Given instruction:
Exclude the pictures and reproduce the remaining data exactly as written.
** Begin **
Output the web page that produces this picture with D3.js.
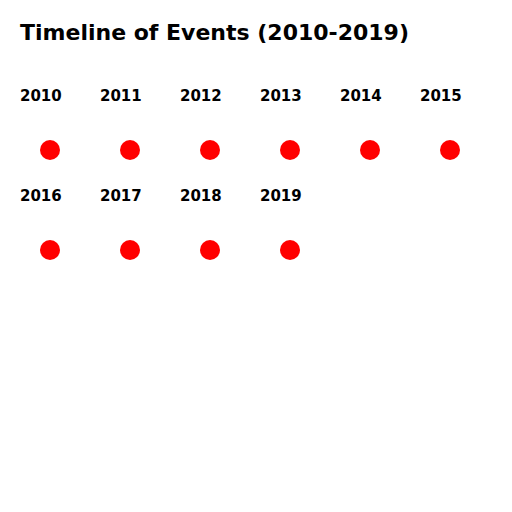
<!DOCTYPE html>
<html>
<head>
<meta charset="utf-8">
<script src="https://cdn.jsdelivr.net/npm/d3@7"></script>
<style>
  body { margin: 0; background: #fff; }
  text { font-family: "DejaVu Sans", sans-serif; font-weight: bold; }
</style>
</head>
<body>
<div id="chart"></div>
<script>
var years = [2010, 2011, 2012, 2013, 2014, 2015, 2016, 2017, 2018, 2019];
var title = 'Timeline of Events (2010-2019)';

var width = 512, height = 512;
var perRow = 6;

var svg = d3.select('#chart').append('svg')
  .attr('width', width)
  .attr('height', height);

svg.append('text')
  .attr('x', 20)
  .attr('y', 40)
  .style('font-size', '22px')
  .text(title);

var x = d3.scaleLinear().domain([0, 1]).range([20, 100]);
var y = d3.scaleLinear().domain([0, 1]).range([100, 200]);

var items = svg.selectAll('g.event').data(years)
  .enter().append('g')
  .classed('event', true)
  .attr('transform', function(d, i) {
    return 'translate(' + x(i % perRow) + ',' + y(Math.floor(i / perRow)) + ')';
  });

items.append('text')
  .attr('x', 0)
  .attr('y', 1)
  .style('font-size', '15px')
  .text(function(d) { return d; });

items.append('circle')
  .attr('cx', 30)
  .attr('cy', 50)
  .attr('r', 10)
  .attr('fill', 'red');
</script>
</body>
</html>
** End **
Solution:
Output the web page that produces this picture with D3.js.
<!DOCTYPE html>
<html>
<head>
<meta charset="utf-8">
<script src="https://cdn.jsdelivr.net/npm/d3@7"></script>
<style>
  body { margin: 0; background: #fff; }
  text { font-family: "DejaVu Sans", sans-serif; font-weight: bold; }
</style>
</head>
<body>
<div id="chart"></div>
<script>
var years = [2010, 2011, 2012, 2013, 2014, 2015, 2016, 2017, 2018, 2019];
var title = 'Timeline of Events (2010-2019)';

var width = 512, height = 512;
var perRow = 6;

var svg = d3.select('#chart').append('svg')
  .attr('width', width)
  .attr('height', height);

svg.append('text')
  .attr('x', 20)
  .attr('y', 40)
  .style('font-size', '22px')
  .text(title);

var x = d3.scaleLinear().domain([0, 1]).range([20, 100]);
var y = d3.scaleLinear().domain([0, 1]).range([100, 200]);

var items = svg.selectAll('g.event').data(years)
  .enter().append('g')
  .classed('event', true)
  .attr('transform', function(d, i) {
    return 'translate(' + x(i % perRow) + ',' + y(Math.floor(i / perRow)) + ')';
  });

items.append('text')
  .attr('x', 0)
  .attr('y', 1)
  .style('font-size', '15px')
  .text(function(d) { return d; });

items.append('circle')
  .attr('cx', 30)
  .attr('cy', 50)
  .attr('r', 10)
  .attr('fill', 'red');
</script>
</body>
</html>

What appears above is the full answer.